NORCO garnered my interest initially due to its setting of a sci-fi magical realist Louisiana ravaged by capitalism and the unquenchable greed of oil companies. It reminded me of two of my favorite games, Kentucky Route Zero and Disco Elysium, which have become common comparisons to NORCO. NORCO definitely initially feels like it’s trying to follow in the footsteps of those games and their mix of fantastical elements and grounded themes pertaining to our current world, and initially it does a real quality job as the world is an enthralling and resonant one. The game’s graphics and aesthetic are beautiful in their own beaten down, grungy way, and bring the setting to life. The prose is also mostly of similar quality to KRZ and Disco and be quite evocative and got me into the game pretty well. The puzzles are fine; there’s not a lot of them, but they fit with what you’re doing in the narrative so they’re not moon logic-y. The game also has a combat system where you have to match symbols or time your clicks right.
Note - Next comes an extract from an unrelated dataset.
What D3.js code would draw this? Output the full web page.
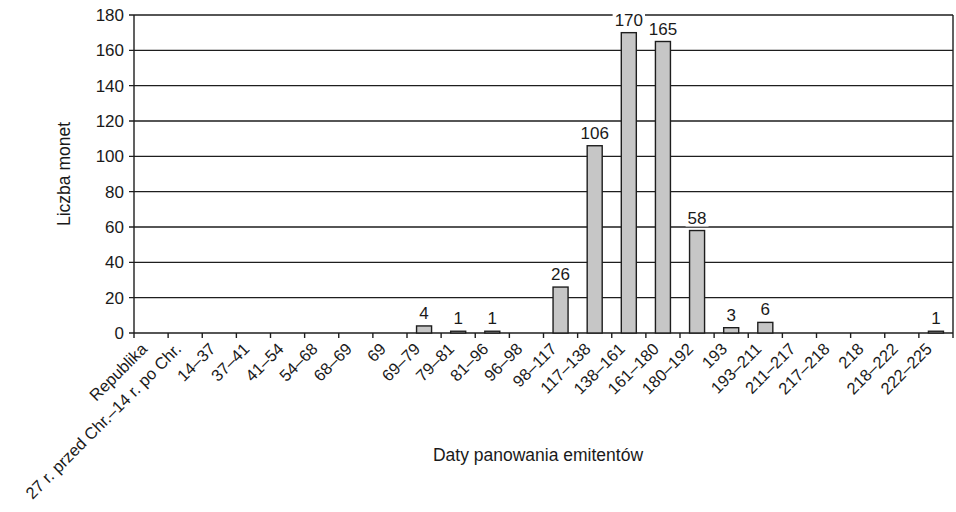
<!DOCTYPE html>
<html>
<head>
<meta charset="utf-8">
<script src="https://cdn.jsdelivr.net/npm/d3@7"></script>
<style>
  body { margin: 0; background: #fff; }
  text { font-family: "Liberation Sans", Arial, sans-serif; fill: #1a1a1a; }
</style>
</head>
<body>
<div id="chart"></div>
<script>
// Data
const categories = ["Republika", "27 r. przed Chr.–14 r. po Chr.", "14–37", "37–41", "41–54", "54–68",
    "68–69", "69", "69–79", "79–81", "81–96", "96–98", "98–117", "117–138", "138–161", "161–180",
    "180–192", "193", "193–211", "211–217", "217–218", "218", "218–222", "222–225"];
const counts = [0, 0, 0, 0, 0, 0, 0, 0, 4, 1, 1, 0, 26, 106, 170, 165, 58, 3, 6, 0, 0, 0, 0, 1];
const yTicks = [0, 20, 40, 60, 80, 100, 120, 140, 160, 180];

const width = 956, height = 512;
const margin = {top: 15, right: 3, bottom: 179, left: 134};
const svg = d3.select("#chart")
    .append("svg")
    .attr("width", width)
    .attr("height", height);

const x = d3.scaleBand()
    .domain(categories)
    .range([margin.left, width - margin.right])
    .paddingInner(0.56)
    .paddingOuter(0.28);
const y = d3.scaleLinear()
    .domain([0, 180])
    .range([height - margin.bottom, margin.top]);

const lineColor = "#1e1e1e";

// gridlines
svg.append("g")
    .selectAll("line")
    .data(yTicks)
    .enter()
    .append("line")
    .attr("x1", margin.left - 5)
    .attr("x2", width - margin.right)
    .attr("y1", d => y(d))
    .attr("y2", d => y(d))
    .style("stroke", lineColor)
    .style("stroke-width", 1.4);

// y axis labels
svg.append("g")
    .selectAll("text")
    .data(yTicks)
    .enter()
    .append("text")
    .attr("x", margin.left - 10)
    .attr("y", d => y(d))
    .attr("dy", "0.36em")
    .attr("text-anchor", "end")
    .style("font-size", "17px")
    .text(d => d);

// plot frame left and right
[margin.left, width - margin.right].forEach(px => {
    svg.append("line")
        .attr("x1", px).attr("x2", px)
        .attr("y1", y(180)).attr("y2", y(0))
        .style("stroke", lineColor).style("stroke-width", 1.4);
});

// x ticks at category boundaries
const step = x.step();
const bounds = d3.range(categories.length + 1).map(i => margin.left + i * step);
svg.append("g")
    .selectAll("line")
    .data(bounds)
    .enter()
    .append("line")
    .attr("x1", d => d).attr("x2", d => d)
    .attr("y1", y(0)).attr("y2", y(0) + 5)
    .style("stroke", lineColor)
    .style("stroke-width", 1.4);

// bars
const barData = counts.map((v, i) => ({cat: categories[i], v: v})).filter(d => d.v > 0);
svg.append("g")
    .selectAll("rect")
    .data(barData)
    .enter()
    .append("rect")
    .attr("x", d => x(d.cat))
    .attr("y", d => y(d.v))
    .attr("width", x.bandwidth())
    .attr("height", d => y(0) - y(d.v))
    .style("fill", "#c6c6c6")
    .style("stroke", "#1e1e1e")
    .style("stroke-width", 1.4);

// value labels with white background (sized to the text)
const labels = svg.append("g")
    .selectAll("g")
    .data(barData)
    .enter()
    .append("g")
    .attr("transform", d => "translate(" + (x(d.cat) + x.bandwidth() / 2) + "," + (y(d.v) - 7) + ")");
const bg = labels.append("rect").style("fill", "#fff");
labels.append("text")
    .attr("text-anchor", "middle")
    .style("font-size", "17px")
    .text(d => d.v)
    .each(function() {
        const b = this.getBBox();
        d3.select(this.parentNode).select("rect")
            .attr("x", b.x - 2).attr("y", b.y + 2)
            .attr("width", b.width + 4).attr("height", b.height - 3);
    });

// x tick labels
svg.append("g")
    .selectAll("text")
    .data(categories)
    .enter()
    .append("text")
    .attr("transform", d => "translate(" + (x(d) + x.bandwidth() / 2 - 7) + "," + (y(0) + 13) + ") rotate(-45)")
    .attr("text-anchor", "end")
    .attr("dy", "0.35em")
    .style("font-size", "16.5px")
    .text(d => d);

// axis titles
svg.append("text")
    .attr("x", 538)
    .attr("y", 461)
    .attr("text-anchor", "middle")
    .style("font-size", "17.5px")
    .text("Daty panowania emitentów");
svg.append("text")
    .attr("transform", "translate(70," + ((y(0) + y(180)) / 2) + ") rotate(-90)")
    .attr("text-anchor", "middle")
    .style("font-size", "17.5px")
    .text("Liczba monet");
</script>
</body>
</html>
Combat in a point and click adventure game usually ain’t the best idea but it’s mostly alright.

Unfortunately the game gets more and more nonsensical as it goes along; it loses the thematic strength and character writing it had started off with and the whole final conflict just feels so far removed from the initial one of the protag’s mom investigating the oil company’s shady dealings. Both KRZ and Disco had surreal endings too, but they still reinforced and were grounded in the real world themes both games had been building the whole time and tied into the arcs of the main cast wonderfully. NORCO’s ending feels like the devs just ran out of time and ideas. The ending just also throws a bunch of the combat encounters at you in quick succession too which also makes think it was rushed. It is actually frustrating because I feel the game was close to being great, they just really needed a second pass on the third act.

Overall NORCO is still a quality adventure game worth your time but I really can’t help but feel its “The Kentucky Route Zero we have at home” as it were and it could have been more.